Anthony Hennen of the Martin Center devotes a column to a new tool in the fight against college campus craziness.
Inane occurrences on college campuses tend to parachute into national news headlines every week or two. Those glimpses, however, cannot do justice to the reality of the collegiate atmosphere.
To do so, a recent satire on higher ed—Original Prin by Randy Boyagoda—captures that atmosphere well for those outside the academic bubble. It’s light-hearted rather than biting, coming from a writer who is clearly fond of academia but still critical. That fondness comes from his life in academia; Boyagoda is a professor of English at the University of Toronto and served as the president of PEN Canada from 2015-2017.
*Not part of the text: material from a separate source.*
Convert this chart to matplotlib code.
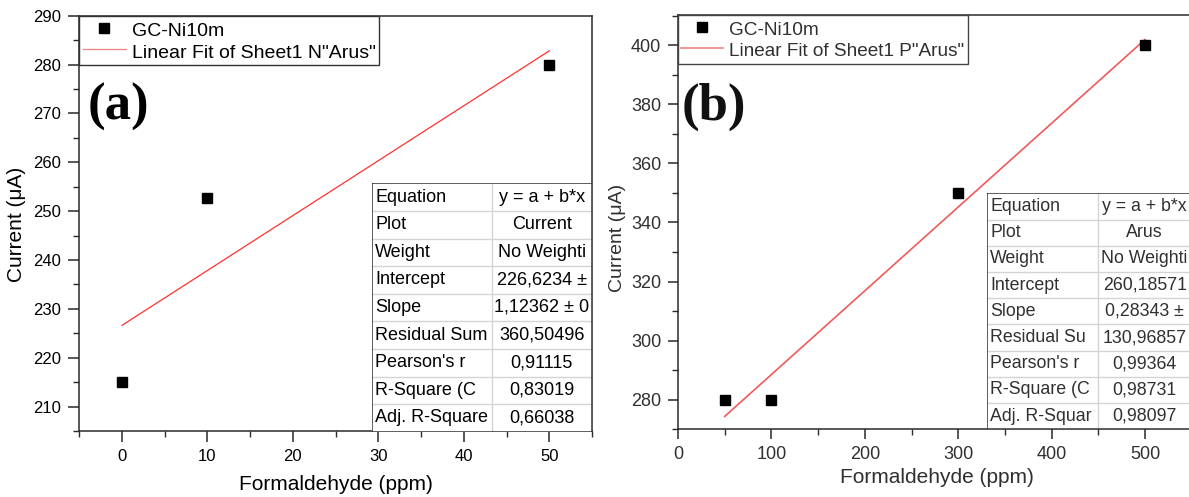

Readers won’t find many sensitive snowflakes or club-wielding social justice warriors in the author’s cast of characters, though: Boyagoda focuses on self-interested faculty and administrators more than students. He uses hyperbole (or is it only minor exaggeration?) to show the rot within higher ed that threatens its existence.
In Original Prin, Princely St. John Umbiligoda (Prin for short) is an English professor in Toronto (an expert on “representations of seahorses and other marine life in Canadian literature”) whose small Catholic college (UFU, short for University of the Family Universal) faces financial ruin. To save the college, its leaders need cash fast. They have two options: Work with Chinese condo developers to make the school an assisted-living facility where professors teach the elderly residents, or partner with Dragomans, a fictional Middle Eastern country, to build an online degree program for its people.